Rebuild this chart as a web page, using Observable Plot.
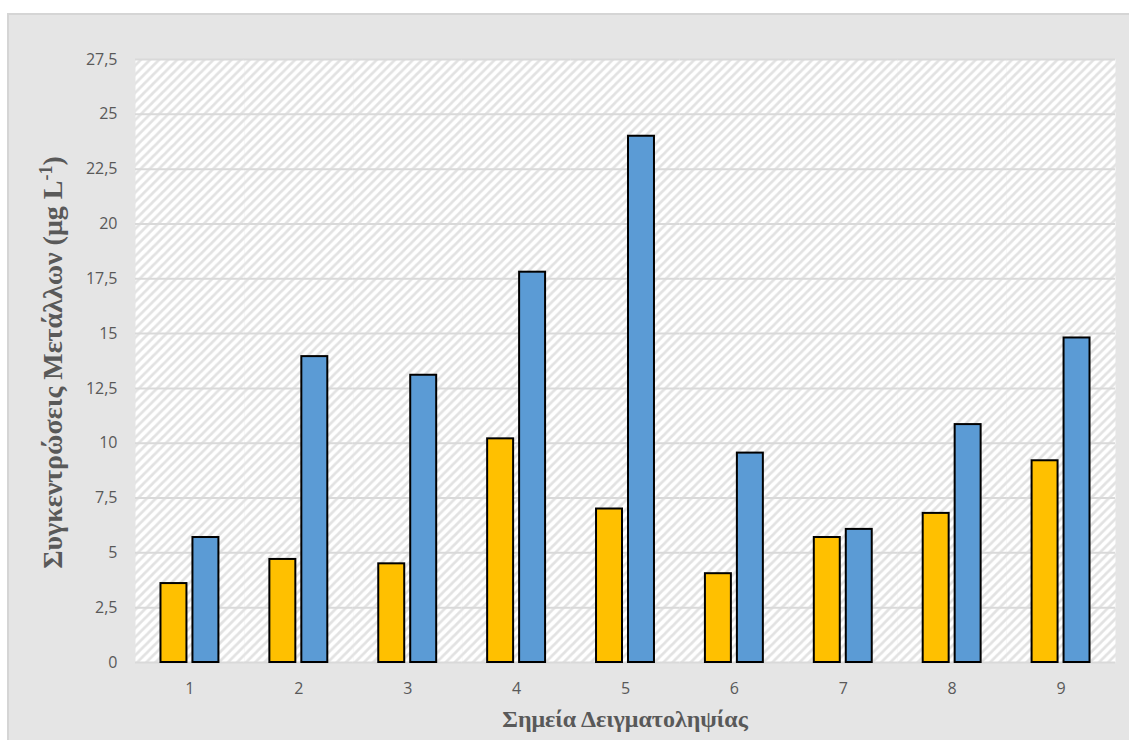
<!DOCTYPE html>
<html>
<head>
<meta charset="utf-8">
<script src="https://cdn.jsdelivr.net/npm/d3@7"></script>
<script src="https://cdn.jsdelivr.net/npm/@observablehq/plot@0.6"></script>
<style>
html, body { margin: 0; padding: 0; background: #ffffff; width: 1129px; height: 740px; overflow: hidden; }
#frame { position: absolute; left: 7px; top: 13px; width: 1140px; height: 760px; background: #e5e5e5; border-left: 2px solid #d5d5d5; border-top: 2px solid #d5d5d5; }
#chart { position: absolute; left: 0; top: 0; }
</style>
</head>
<body>
<div id="frame"></div>
<div id="chart"></div>
<script>
// ---- data ----
const sites = ["1", "2", "3", "4", "5", "6", "7", "8", "9"];
const seriesNames = ["Σειρά 1", "Σειρά 2"];
const series1 = [3.6, 4.7, 4.5, 10.2, 7.0, 4.05, 5.7, 6.8, 9.2];
const series2 = [5.7, 13.95, 13.1, 17.8, 24.0, 9.55, 6.07, 10.85, 14.8];
const seriesColors = ["#FFC000", "#5B9BD5"];
const yTicks = [0, 2.5, 5, 7.5, 10, 12.5, 15, 17.5, 20, 22.5, 25, 27.5];
const yTickLabels = ["0", "2,5", "5", "7,5", "10", "12,5", "15", "17,5", "20", "22,5", "25", "27,5"];
const xTitle = "Σημεία Δειγματοληψίας";
const yTitleMain = "Συγκεντρώσεις Μετάλλων (μg L";
const yTitleSup = "-1";
const yTitleEnd = ")";

const data = sites.flatMap((s, i) => [
  {site: s, series: seriesNames[0], value: series1[i]},
  {site: s, series: seriesNames[1], value: series2[i]}
]);

const W = 1129, H = 740;
const mL = 135, mR = 14, mT = 59, mB = 78;

const plot = Plot.plot({
  width: W,
  height: H,
  marginLeft: mL,
  marginRight: mR,
  marginTop: mT,
  marginBottom: mB,
  style: {background: "transparent", fontFamily: "'Open Sans', sans-serif", fontSize: "16px", color: "#595959"},
  fx: {domain: sites, padding: 0, round: false, label: null, axis: "bottom", tickSize: 0, tickPadding: 20},
  x: {domain: seriesNames, paddingInner: 0.1875, paddingOuter: 0.797, round: false, axis: null},
  y: {domain: [0, 27.5], ticks: yTicks, tickFormat: d => yTickLabels[yTicks.indexOf(d)], tickSize: 0, tickPadding: 18, label: null},
  color: {domain: seriesNames, range: seriesColors},
  marks: [
    Plot.frame({fill: "url(#hatch)", stroke: null}),
    Plot.ruleY(yTicks, {stroke: "#d9d9d9", strokeWidth: 2}),
    Plot.barY(data, {fx: "site", x: "series", y: "value", fill: "series", stroke: "#000000", strokeWidth: 2})
  ]
});

document.getElementById("chart").appendChild(plot);

// hatch pattern (period divides the facet width so tiles join seamlessly)
const facetW = (W - mL - mR) / sites.length;
const P = facetW / 12;
const svg = d3.select(plot);
const defs = svg.insert("defs", ":first-child");
const pat = defs.append("pattern")
  .attr("id", "hatch")
  .attr("patternUnits", "userSpaceOnUse")
  .attr("width", P).attr("height", P);
pat.append("rect").attr("width", P).attr("height", P).attr("fill", "#ffffff");
pat.append("path")
  .attr("d", `M${-P},${P} L${P},${-P} M0,${P} L${P},0 M0,${2 * P} L${2 * P},0`)
  .attr("stroke", "#e2e2e2").attr("stroke-width", P * 0.3).attr("fill", "none");

// axis titles
const cx = mL + (W - mL - mR) / 2;
const cy = mT + (H - mT - mB) / 2;
svg.append("text")
  .attr("x", cx).attr("y", 727)
  .attr("text-anchor", "middle")
  .attr("font-family", "'Liberation Serif', 'Times New Roman', serif")
  .attr("font-weight", "bold").attr("font-size", 24).attr("fill", "#595959")
  .text(xTitle);
const yt = svg.append("text")
  .attr("transform", `translate(62,${cy + 2}) rotate(-90)`)
  .attr("text-anchor", "middle")
  .attr("font-family", "'Liberation Serif', 'Times New Roman', serif")
  .attr("font-weight", "bold").attr("font-size", 28).attr("fill", "#595959");
yt.append("tspan").text(yTitleMain);
yt.append("tspan").attr("dy", -10).attr("font-size", 18).text(yTitleSup);
yt.append("tspan").attr("dy", 10).text(yTitleEnd);
</script>
</body>
</html>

....................

▶ **Set task**: Please reproduce the listing exactly from its opening line through the line that contains "const mL = 135, mR = 14, mT = 59, mB = 78;", both included, with all pictures omitted.

▶ **Finished task**:
Rebuild this chart as a web page, using Observable Plot.
<!DOCTYPE html>
<html>
<head>
<meta charset="utf-8">
<script src="https://cdn.jsdelivr.net/npm/d3@7"></script>
<script src="https://cdn.jsdelivr.net/npm/@observablehq/plot@0.6"></script>
<style>
html, body { margin: 0; padding: 0; background: #ffffff; width: 1129px; height: 740px; overflow: hidden; }
#frame { position: absolute; left: 7px; top: 13px; width: 1140px; height: 760px; background: #e5e5e5; border-left: 2px solid #d5d5d5; border-top: 2px solid #d5d5d5; }
#chart { position: absolute; left: 0; top: 0; }
</style>
</head>
<body>
<div id="frame"></div>
<div id="chart"></div>
<script>
// ---- data ----
const sites = ["1", "2", "3", "4", "5", "6", "7", "8", "9"];
const seriesNames = ["Σειρά 1", "Σειρά 2"];
const series1 = [3.6, 4.7, 4.5, 10.2, 7.0, 4.05, 5.7, 6.8, 9.2];
const series2 = [5.7, 13.95, 13.1, 17.8, 24.0, 9.55, 6.07, 10.85, 14.8];
const seriesColors = ["#FFC000", "#5B9BD5"];
const yTicks = [0, 2.5, 5, 7.5, 10, 12.5, 15, 17.5, 20, 22.5, 25, 27.5];
const yTickLabels = ["0", "2,5", "5", "7,5", "10", "12,5", "15", "17,5", "20", "22,5", "25", "27,5"];
const xTitle = "Σημεία Δειγματοληψίας";
const yTitleMain = "Συγκεντρώσεις Μετάλλων (μg L";
const yTitleSup = "-1";
const yTitleEnd = ")";

const data = sites.flatMap((s, i) => [
  {site: s, series: seriesNames[0], value: series1[i]},
  {site: s, series: seriesNames[1], value: series2[i]}
]);

const W = 1129, H = 740;
const mL = 135, mR = 14, mT = 59, mB = 78;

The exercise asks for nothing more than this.